WHAT YOU HAVE TO DO
Return only the stretch of the material below that begins with the line containing "Output the LaTeX" and ends with the line containing "(v5) at (621,340)", exactly; both of those lines belong to it.

>> begin INFORMATION GIVEN

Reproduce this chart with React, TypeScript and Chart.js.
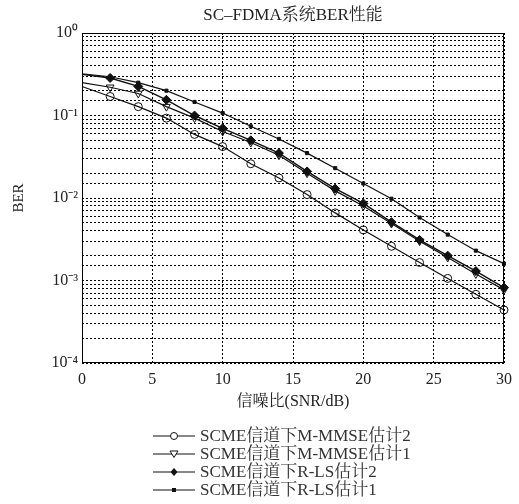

>> end INFORMATION GIVEN
>> begin INFORMATION GIVEN

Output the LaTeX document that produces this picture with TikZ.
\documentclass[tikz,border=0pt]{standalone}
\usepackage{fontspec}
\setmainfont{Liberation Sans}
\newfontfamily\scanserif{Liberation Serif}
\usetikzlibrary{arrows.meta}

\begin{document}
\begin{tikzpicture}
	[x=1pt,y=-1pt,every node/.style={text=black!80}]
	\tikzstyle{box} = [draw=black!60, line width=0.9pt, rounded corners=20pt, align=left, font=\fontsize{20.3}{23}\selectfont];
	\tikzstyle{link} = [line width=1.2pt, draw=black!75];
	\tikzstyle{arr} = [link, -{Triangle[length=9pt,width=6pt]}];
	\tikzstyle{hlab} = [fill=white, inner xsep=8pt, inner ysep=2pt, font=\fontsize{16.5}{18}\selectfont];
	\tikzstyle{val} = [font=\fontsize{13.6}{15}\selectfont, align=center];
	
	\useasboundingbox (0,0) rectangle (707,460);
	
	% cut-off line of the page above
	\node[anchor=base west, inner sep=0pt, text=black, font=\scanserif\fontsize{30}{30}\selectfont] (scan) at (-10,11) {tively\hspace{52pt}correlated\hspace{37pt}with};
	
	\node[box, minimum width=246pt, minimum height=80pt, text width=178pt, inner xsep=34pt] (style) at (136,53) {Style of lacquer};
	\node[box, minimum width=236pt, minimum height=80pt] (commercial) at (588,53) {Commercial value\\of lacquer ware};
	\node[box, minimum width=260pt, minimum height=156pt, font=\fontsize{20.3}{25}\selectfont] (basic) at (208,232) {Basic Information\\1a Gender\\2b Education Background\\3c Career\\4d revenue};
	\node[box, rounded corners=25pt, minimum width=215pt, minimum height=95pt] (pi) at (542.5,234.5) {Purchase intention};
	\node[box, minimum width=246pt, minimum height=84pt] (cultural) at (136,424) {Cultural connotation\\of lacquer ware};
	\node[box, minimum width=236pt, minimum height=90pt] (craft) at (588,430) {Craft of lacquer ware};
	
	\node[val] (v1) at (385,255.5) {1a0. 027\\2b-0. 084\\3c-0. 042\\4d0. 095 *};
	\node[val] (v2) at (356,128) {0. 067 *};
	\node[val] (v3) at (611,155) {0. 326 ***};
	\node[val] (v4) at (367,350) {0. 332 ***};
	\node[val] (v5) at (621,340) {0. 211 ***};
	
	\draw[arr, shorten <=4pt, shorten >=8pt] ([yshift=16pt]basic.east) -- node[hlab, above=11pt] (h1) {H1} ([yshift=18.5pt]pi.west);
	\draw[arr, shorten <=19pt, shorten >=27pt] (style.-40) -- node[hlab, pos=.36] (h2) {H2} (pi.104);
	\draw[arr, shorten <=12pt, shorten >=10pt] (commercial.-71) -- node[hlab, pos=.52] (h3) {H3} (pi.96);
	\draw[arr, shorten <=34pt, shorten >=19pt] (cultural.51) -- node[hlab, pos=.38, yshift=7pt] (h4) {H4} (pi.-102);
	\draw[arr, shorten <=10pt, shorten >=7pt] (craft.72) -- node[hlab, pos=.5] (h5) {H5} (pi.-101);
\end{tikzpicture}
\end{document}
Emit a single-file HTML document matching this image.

>> end INFORMATION GIVEN

COMPLETE ANSWER
Output the LaTeX document that produces this picture with TikZ.
\documentclass[tikz,border=0pt]{standalone}
\usepackage{fontspec}
\setmainfont{Liberation Sans}
\newfontfamily\scanserif{Liberation Serif}
\usetikzlibrary{arrows.meta}

\begin{document}
\begin{tikzpicture}
	[x=1pt,y=-1pt,every node/.style={text=black!80}]
	\tikzstyle{box} = [draw=black!60, line width=0.9pt, rounded corners=20pt, align=left, font=\fontsize{20.3}{23}\selectfont];
	\tikzstyle{link} = [line width=1.2pt, draw=black!75];
	\tikzstyle{arr} = [link, -{Triangle[length=9pt,width=6pt]}];
	\tikzstyle{hlab} = [fill=white, inner xsep=8pt, inner ysep=2pt, font=\fontsize{16.5}{18}\selectfont];
	\tikzstyle{val} = [font=\fontsize{13.6}{15}\selectfont, align=center];
	
	\useasboundingbox (0,0) rectangle (707,460);
	
	% cut-off line of the page above
	\node[anchor=base west, inner sep=0pt, text=black, font=\scanserif\fontsize{30}{30}\selectfont] (scan) at (-10,11) {tively\hspace{52pt}correlated\hspace{37pt}with};
	
	\node[box, minimum width=246pt, minimum height=80pt, text width=178pt, inner xsep=34pt] (style) at (136,53) {Style of lacquer};
	\node[box, minimum width=236pt, minimum height=80pt] (commercial) at (588,53) {Commercial value\\of lacquer ware};
	\node[box, minimum width=260pt, minimum height=156pt, font=\fontsize{20.3}{25}\selectfont] (basic) at (208,232) {Basic Information\\1a Gender\\2b Education Background\\3c Career\\4d revenue};
	\node[box, rounded corners=25pt, minimum width=215pt, minimum height=95pt] (pi) at (542.5,234.5) {Purchase intention};
	\node[box, minimum width=246pt, minimum height=84pt] (cultural) at (136,424) {Cultural connotation\\of lacquer ware};
	\node[box, minimum width=236pt, minimum height=90pt] (craft) at (588,430) {Craft of lacquer ware};
	
	\node[val] (v1) at (385,255.5) {1a0. 027\\2b-0. 084\\3c-0. 042\\4d0. 095 *};
	\node[val] (v2) at (356,128) {0. 067 *};
	\node[val] (v3) at (611,155) {0. 326 ***};
	\node[val] (v4) at (367,350) {0. 332 ***};
	\node[val] (v5) at (621,340) {0. 211 ***};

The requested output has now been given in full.